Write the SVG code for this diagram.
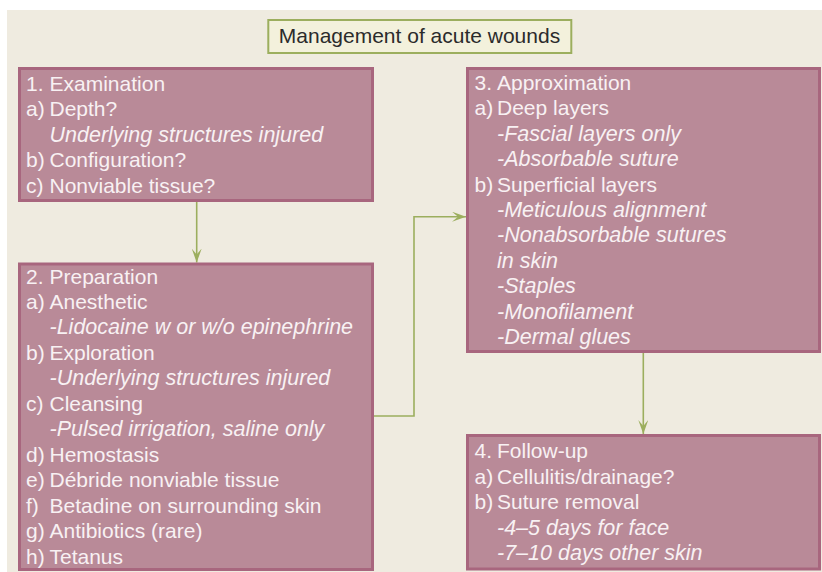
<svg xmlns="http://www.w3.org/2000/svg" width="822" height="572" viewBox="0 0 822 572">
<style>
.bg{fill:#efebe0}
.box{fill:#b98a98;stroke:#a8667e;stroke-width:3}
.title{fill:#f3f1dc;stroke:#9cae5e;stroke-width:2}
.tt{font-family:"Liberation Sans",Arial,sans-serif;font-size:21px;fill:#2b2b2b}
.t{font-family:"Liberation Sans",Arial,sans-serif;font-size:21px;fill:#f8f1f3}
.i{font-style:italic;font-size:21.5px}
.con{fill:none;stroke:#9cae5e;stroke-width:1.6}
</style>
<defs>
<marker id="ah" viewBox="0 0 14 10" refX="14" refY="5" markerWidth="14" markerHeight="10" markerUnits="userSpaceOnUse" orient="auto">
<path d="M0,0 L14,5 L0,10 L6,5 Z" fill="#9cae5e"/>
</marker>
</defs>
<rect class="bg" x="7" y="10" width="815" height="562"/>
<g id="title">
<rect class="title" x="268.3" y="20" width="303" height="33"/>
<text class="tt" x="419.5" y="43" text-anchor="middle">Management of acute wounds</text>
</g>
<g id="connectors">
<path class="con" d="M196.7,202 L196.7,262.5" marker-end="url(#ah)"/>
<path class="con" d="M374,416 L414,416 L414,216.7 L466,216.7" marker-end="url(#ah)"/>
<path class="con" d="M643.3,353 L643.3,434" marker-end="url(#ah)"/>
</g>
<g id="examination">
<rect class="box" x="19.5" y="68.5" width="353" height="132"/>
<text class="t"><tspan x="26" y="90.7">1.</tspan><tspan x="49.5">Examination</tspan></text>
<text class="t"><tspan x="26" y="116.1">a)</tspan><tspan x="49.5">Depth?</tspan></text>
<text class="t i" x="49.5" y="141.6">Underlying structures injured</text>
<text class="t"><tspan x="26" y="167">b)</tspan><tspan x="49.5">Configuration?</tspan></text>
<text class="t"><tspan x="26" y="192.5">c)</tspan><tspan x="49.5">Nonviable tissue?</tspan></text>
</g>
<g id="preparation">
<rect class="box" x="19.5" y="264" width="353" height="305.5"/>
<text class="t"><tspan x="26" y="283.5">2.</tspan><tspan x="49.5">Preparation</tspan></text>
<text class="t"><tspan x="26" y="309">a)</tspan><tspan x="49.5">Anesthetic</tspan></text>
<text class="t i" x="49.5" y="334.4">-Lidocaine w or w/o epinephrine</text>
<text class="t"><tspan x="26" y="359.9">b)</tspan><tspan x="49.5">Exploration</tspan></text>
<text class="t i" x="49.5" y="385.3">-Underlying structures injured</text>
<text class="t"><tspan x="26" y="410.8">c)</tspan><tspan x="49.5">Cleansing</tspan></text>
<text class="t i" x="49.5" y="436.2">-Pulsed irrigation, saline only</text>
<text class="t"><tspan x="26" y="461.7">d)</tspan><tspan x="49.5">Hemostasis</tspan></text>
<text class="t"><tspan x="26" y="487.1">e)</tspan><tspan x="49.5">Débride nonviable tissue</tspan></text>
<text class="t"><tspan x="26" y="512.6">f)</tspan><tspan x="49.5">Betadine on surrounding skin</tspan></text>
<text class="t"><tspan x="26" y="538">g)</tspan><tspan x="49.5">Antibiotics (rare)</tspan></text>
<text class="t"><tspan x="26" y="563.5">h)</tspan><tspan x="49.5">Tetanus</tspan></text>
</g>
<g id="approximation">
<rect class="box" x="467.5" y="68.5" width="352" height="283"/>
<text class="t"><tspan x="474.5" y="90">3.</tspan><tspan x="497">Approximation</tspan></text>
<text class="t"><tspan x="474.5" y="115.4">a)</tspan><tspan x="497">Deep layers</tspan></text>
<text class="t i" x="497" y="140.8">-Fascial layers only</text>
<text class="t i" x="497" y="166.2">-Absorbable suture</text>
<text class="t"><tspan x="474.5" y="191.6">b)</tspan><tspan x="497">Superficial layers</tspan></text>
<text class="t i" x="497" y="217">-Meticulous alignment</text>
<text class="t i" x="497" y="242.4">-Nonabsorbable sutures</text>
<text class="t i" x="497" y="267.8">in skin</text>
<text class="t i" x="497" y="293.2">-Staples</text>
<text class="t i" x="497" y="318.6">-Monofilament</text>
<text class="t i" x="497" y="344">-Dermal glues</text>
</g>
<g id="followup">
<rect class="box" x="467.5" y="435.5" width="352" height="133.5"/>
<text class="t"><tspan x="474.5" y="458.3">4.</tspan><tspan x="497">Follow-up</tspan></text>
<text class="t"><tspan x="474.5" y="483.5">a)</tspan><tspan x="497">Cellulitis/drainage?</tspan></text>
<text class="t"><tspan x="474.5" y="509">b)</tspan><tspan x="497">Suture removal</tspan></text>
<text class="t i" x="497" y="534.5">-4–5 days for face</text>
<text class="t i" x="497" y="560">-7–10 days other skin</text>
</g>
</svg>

################

Leave the images out and output the remaining material exactly as it stands.

Write the SVG code for this diagram.
<svg xmlns="http://www.w3.org/2000/svg" width="822" height="572" viewBox="0 0 822 572">
<style>
.bg{fill:#efebe0}
.box{fill:#b98a98;stroke:#a8667e;stroke-width:3}
.title{fill:#f3f1dc;stroke:#9cae5e;stroke-width:2}
.tt{font-family:"Liberation Sans",Arial,sans-serif;font-size:21px;fill:#2b2b2b}
.t{font-family:"Liberation Sans",Arial,sans-serif;font-size:21px;fill:#f8f1f3}
.i{font-style:italic;font-size:21.5px}
.con{fill:none;stroke:#9cae5e;stroke-width:1.6}
</style>
<defs>
<marker id="ah" viewBox="0 0 14 10" refX="14" refY="5" markerWidth="14" markerHeight="10" markerUnits="userSpaceOnUse" orient="auto">
<path d="M0,0 L14,5 L0,10 L6,5 Z" fill="#9cae5e"/>
</marker>
</defs>
<rect class="bg" x="7" y="10" width="815" height="562"/>
<g id="title">
<rect class="title" x="268.3" y="20" width="303" height="33"/>
<text class="tt" x="419.5" y="43" text-anchor="middle">Management of acute wounds</text>
</g>
<g id="connectors">
<path class="con" d="M196.7,202 L196.7,262.5" marker-end="url(#ah)"/>
<path class="con" d="M374,416 L414,416 L414,216.7 L466,216.7" marker-end="url(#ah)"/>
<path class="con" d="M643.3,353 L643.3,434" marker-end="url(#ah)"/>
</g>
<g id="examination">
<rect class="box" x="19.5" y="68.5" width="353" height="132"/>
<text class="t"><tspan x="26" y="90.7">1.</tspan><tspan x="49.5">Examination</tspan></text>
<text class="t"><tspan x="26" y="116.1">a)</tspan><tspan x="49.5">Depth?</tspan></text>
<text class="t i" x="49.5" y="141.6">Underlying structures injured</text>
<text class="t"><tspan x="26" y="167">b)</tspan><tspan x="49.5">Configuration?</tspan></text>
<text class="t"><tspan x="26" y="192.5">c)</tspan><tspan x="49.5">Nonviable tissue?</tspan></text>
</g>
<g id="preparation">
<rect class="box" x="19.5" y="264" width="353" height="305.5"/>
<text class="t"><tspan x="26" y="283.5">2.</tspan><tspan x="49.5">Preparation</tspan></text>
<text class="t"><tspan x="26" y="309">a)</tspan><tspan x="49.5">Anesthetic</tspan></text>
<text class="t i" x="49.5" y="334.4">-Lidocaine w or w/o epinephrine</text>
<text class="t"><tspan x="26" y="359.9">b)</tspan><tspan x="49.5">Exploration</tspan></text>
<text class="t i" x="49.5" y="385.3">-Underlying structures injured</text>
<text class="t"><tspan x="26" y="410.8">c)</tspan><tspan x="49.5">Cleansing</tspan></text>
<text class="t i" x="49.5" y="436.2">-Pulsed irrigation, saline only</text>
<text class="t"><tspan x="26" y="461.7">d)</tspan><tspan x="49.5">Hemostasis</tspan></text>
<text class="t"><tspan x="26" y="487.1">e)</tspan><tspan x="49.5">Débride nonviable tissue</tspan></text>
<text class="t"><tspan x="26" y="512.6">f)</tspan><tspan x="49.5">Betadine on surrounding skin</tspan></text>
<text class="t"><tspan x="26" y="538">g)</tspan><tspan x="49.5">Antibiotics (rare)</tspan></text>
<text class="t"><tspan x="26" y="563.5">h)</tspan><tspan x="49.5">Tetanus</tspan></text>
</g>
<g id="approximation">
<rect class="box" x="467.5" y="68.5" width="352" height="283"/>
<text class="t"><tspan x="474.5" y="90">3.</tspan><tspan x="497">Approximation</tspan></text>
<text class="t"><tspan x="474.5" y="115.4">a)</tspan><tspan x="497">Deep layers</tspan></text>
<text class="t i" x="497" y="140.8">-Fascial layers only</text>
<text class="t i" x="497" y="166.2">-Absorbable suture</text>
<text class="t"><tspan x="474.5" y="191.6">b)</tspan><tspan x="497">Superficial layers</tspan></text>
<text class="t i" x="497" y="217">-Meticulous alignment</text>
<text class="t i" x="497" y="242.4">-Nonabsorbable sutures</text>
<text class="t i" x="497" y="267.8">in skin</text>
<text class="t i" x="497" y="293.2">-Staples</text>
<text class="t i" x="497" y="318.6">-Monofilament</text>
<text class="t i" x="497" y="344">-Dermal glues</text>
</g>
<g id="followup">
<rect class="box" x="467.5" y="435.5" width="352" height="133.5"/>
<text class="t"><tspan x="474.5" y="458.3">4.</tspan><tspan x="497">Follow-up</tspan></text>
<text class="t"><tspan x="474.5" y="483.5">a)</tspan><tspan x="497">Cellulitis/drainage?</tspan></text>
<text class="t"><tspan x="474.5" y="509">b)</tspan><tspan x="497">Suture removal</tspan></text>
<text class="t i" x="497" y="534.5">-4–5 days for face</text>
<text class="t i" x="497" y="560">-7–10 days other skin</text>
</g>
</svg>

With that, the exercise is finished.